State’s OIG recently posted online its review of the three divisions in Diplomatic Security’s Directorate of Domestic Operations: 1) the Special Investigations Division (SID), 2) the Criminal Investigations (CR) Division, and 3) the Computer Investigations and Forensics (CIF) Division.
Here are the key findings:
- The Bureau of Diplomatic Security (DS) Special Investigations Division (SID), which investigates allegations of criminal and administrative misconduct, lacks a firewall to preclude the DS and Department of State (Department) hierarchies from exercising undue influence in particular cases.
- DS does not have a comprehensive, up-to-date manual with approved policies and guidelines on how to conduct investigations.
- DS’s quality assurance measures are not sufficient to ensure that investigations comport with law enforcement standards and powers. DS should use peer reviews to help correct flaws and identify best practices.
- Frequent agent turnover in DS investigative offices reduces long-term, specialized expertise and hampers complex criminal investigations.
- The Criminal Fraud Investigations (CFI) branch of the Criminal Investigations (CR) Division should become a new division.
- DS and the Bureau of Consular Affairs (CA) have not completed a long-pending memorandum of understanding regarding CA’s Consular Integrity Division (CID).
- Inspectors found personnel in the three Office of Investigations and Counterintelligence (ICI) divisions to be professional and dedicated to their jobs.
If you ever wonder why “it depends” is a common enough mantra over there, take a look:
The absence of a comprehensive, up-to-date manual increases the potential for errors, particularly for new agents who are forced to rely on on-the-job training. Inspectors discovered uncertainty among SID agents about which warnings to provide subjects prior to their interviews in investigations, though the wrong choice of warning can ruin a potential criminal prosecution.
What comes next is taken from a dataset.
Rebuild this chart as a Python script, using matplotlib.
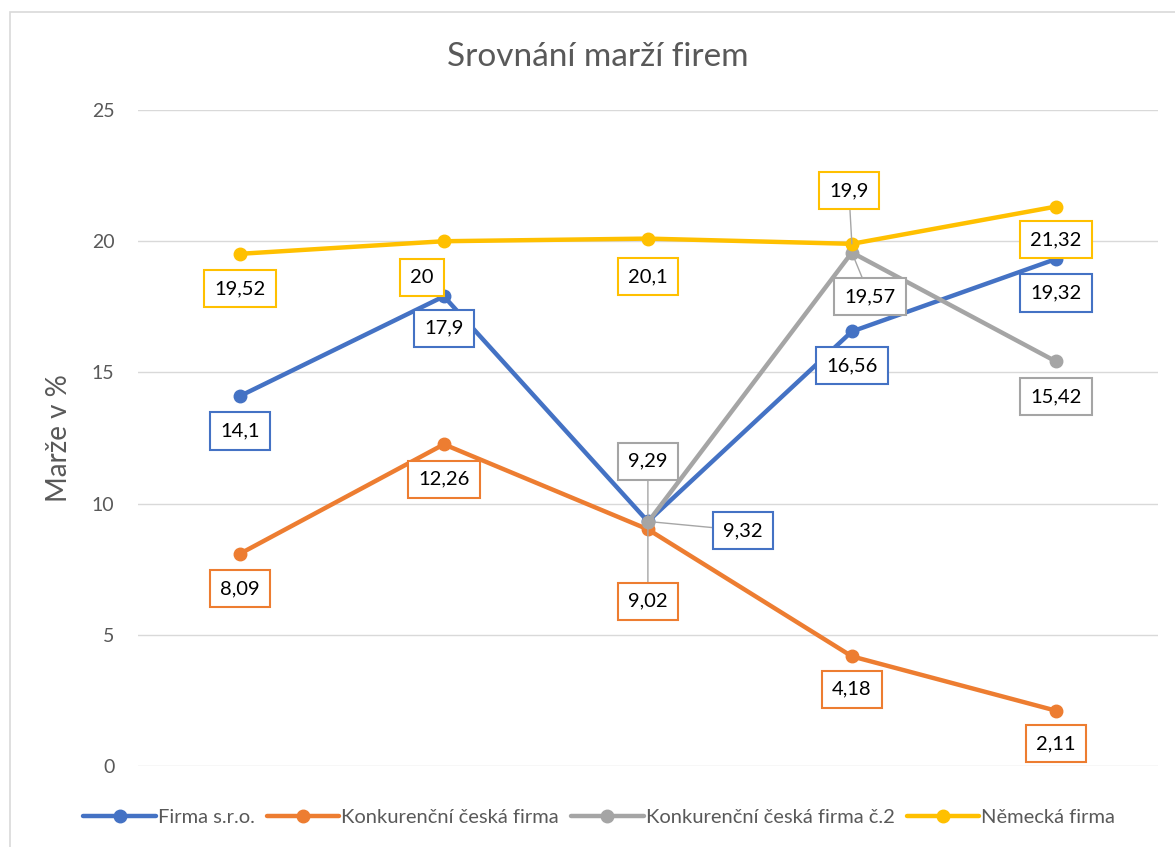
import matplotlib
matplotlib.use("Agg")
import matplotlib.pyplot as plt
from matplotlib.patches import Rectangle
import numpy as np

plt.rcParams['font.family'] = ['Lato', 'DejaVu Sans']

# data
categories = ["1", "2", "3", "4", "5"]
firma = [14.1, 17.9, 9.32, 16.56, 19.32]
konkurence = [8.09, 12.26, 9.02, 4.18, 2.11]
konkurence2 = [np.nan, np.nan, 9.29, 19.57, 15.42]
nemecka = [19.52, 20, 20.1, 19.9, 21.32]

names = ["Firma s.r.o.", "Konkurenční česká firma",
         "Konkurenční česká firma č.2", "Německá firma"]
colors = ["#4472C4", "#ED7D31", "#A5A5A5", "#FFC000"]

# label offsets in pixels (dx, dy) and whether a leader line is drawn
offsets = [
    [(0, -35), (0, -32), (95, -9), (0, -34), (0, -34)],
    [(0, -35), (0, -35), (0, -72), (0, -33), (0, -33)],
    [None, None, (0, 61), (18, -44), (0, -35)],
    [(0, -35), (-22, -36), (0, -38), (-3, 53), (0, -33)],
]
leaders = [
    [False, False, True, False, False],
    [False, False, True, False, False],
    [False, False, True, True, False],
    [False, False, False, True, False],
]

fig = plt.figure(figsize=(11.75, 8.47), dpi=100)
ax = fig.add_axes([0.1174, 0.0956, 0.868, 0.7745])

x = np.arange(len(categories))
series = [firma, konkurence, konkurence2, nemecka]

for i, (vals, name, col) in enumerate(zip(series, names, colors)):
    ax.plot(x, vals, color=col, lw=3.2, marker='o', markersize=9,
            label=name, solid_capstyle='round', zorder=3 + i)

for i, (vals, col) in enumerate(zip(series, colors)):
    for j, v in enumerate(vals):
        if np.isnan(v):
            continue
        dx, dy = offsets[i][j]
        txt = ("%g" % v).replace(".", ",")
        ap = None
        if leaders[i][j]:
            ap = dict(arrowstyle='-', color='#A6A6A6', lw=1,
                      shrinkA=0, shrinkB=0)
        ax.annotate(txt, (x[j], v), xytext=(dx, dy),
                    textcoords='offset pixels', ha='center', va='center',
                    fontsize=14.5, color='black', zorder=10,
                    bbox=dict(boxstyle='square,pad=0.5', fc='white',
                              ec=col, lw=1.5),
                    arrowprops=ap)

ax.set_xlim(-0.5, 4.5)
ax.set_ylim(0, 25)
ax.set_yticks([0, 5, 10, 15, 20, 25])
ax.set_xticks([])
ax.tick_params(axis='y', length=0, pad=17, labelsize=14, labelcolor='#595959')
ax.grid(axis='y', color='#D9D9D9', lw=1)
ax.set_axisbelow(True)
for s in ax.spines.values():
    s.set_visible(False)

ax.set_ylabel("Marže v %", fontsize=20, color='#595959', labelpad=14)
fig.text(0.509, 0.933, "Srovnání marží firem", ha='center', va='center',
         fontsize=24, color='#595959')

fig.legend(loc='center', bbox_to_anchor=(0.51, 0.035), ncol=4, frameon=False,
           fontsize=14.5, labelcolor='#595959', handlelength=3.6,
           handletextpad=0.1, columnspacing=0.6)

fig.patches.append(Rectangle((10 / 1175, -0.1), 1.2, 0.1 + 1 - 12 / 847,
                             transform=fig.transFigure, fill=False,
                             ec='#D9D9D9', lw=1.2))

fig.savefig("out.png", dpi=100)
Inspectors were told that SID supervisors have sometimes pursued investigations excessively against other DS agents and that some supervisors have chosen to open cases on every allegation, including for those types of workplace issues that Department managers should ordinarily attempt to handle via other means. The likelihood of such problems increases when clear guidelines are lacking and individual preferences prevail.
Now, it’s not like this is a newly established office where folks are working from scratch. This office has been around forever investigating criminal and admin misconduct. It is utterly absurd that it does not have an up-to-date manual. The OIG report mercifully did not say which version of the manual this office is operating under; save folks the embarrassment of having to explain if the manual dates back to Jesse Helms days.
On independence, credibility, external influences and pressures:
In all matters relating to investigative work, the investigative organization needs to be free, in fact and appearance, from impairments to independence in both organization and attitude. Such independence is essential so that an organization’s decisions about obtaining evidence, conducting interviews, and making recommendations will be impartial and viewed as such by knowledgeable third parties. The credibility of the Department’s investigative organizations and disciplinary system depends on that independence, yet the perception exists among knowledgeable parties that external influences have negatively affected some SID investigations.
SID is one of many offices that report up the normal chain to the principal deputy assistant secretary and director of the Diplomatic Security Service. Foreign Service special agents in SID, 80 percent of whom are junior in rank, ordinarily serve only one tour as an investigator. Subjects of their investigations may include more senior DS agents; other senior DS agents are sometimes hostile witnesses for interviews. The SID supervisors also are in the DS mainstream and subject to regular “up or out” assignment and promotion processes. During inspection interviews, nearly every SID special agent acknowledged being aware that one or more suspects, witnesses, or senior Department officials could one day serve on a promotion board or on a DS assignment panel that would decide the investigator’s career prospects. Although most investigators said that they had not experienced career pressure in any particular cases, some had indeed felt such pressure. Several special agents in SID observed that Civil Service agents with sufficient rank are less susceptible to such pressure, as their careers do not depend on DS assignment panels or Foreign Service promotion boards.
It turns out that the SID chief is an FS-01 position, which, according to the OIG report “leaves any chief who aspires to the Senior Foreign Service vulnerable to pressure from above.” Unnamed sources also suggested to the OIG team that “having three bureaucratic layers between the SID chief and the DS Assistant Secretary makes sensitive cases vulnerable to multiple types of interference and the leaking of information.”
The OIG recommends that the Office of the Deputy Secretary (presumably the incoming D/MR who succeeds Mr. Nides) should “restructure the investigative responsibilities currently assigned to the Special Investigations Division. The outcome should include safeguards to prevent any Department of State or Diplomatic Security official from improperly influencing the commencement, course, or outcome of any investigation.”
Let’s see if that happens.
Should have been interesting to know which cases were alleged to have been interfered with, wouldn’t it? That would have been a scream.
Apparently, according to the Dead Men Working blog, “CFSO and AFSA both told State’s OIG that DS investigations into allegations of mis-or-malfeasance by Foreign Service members were subject to outside influence and were occasionally unprofessional.”
They told the OIG seven years ago. Yay!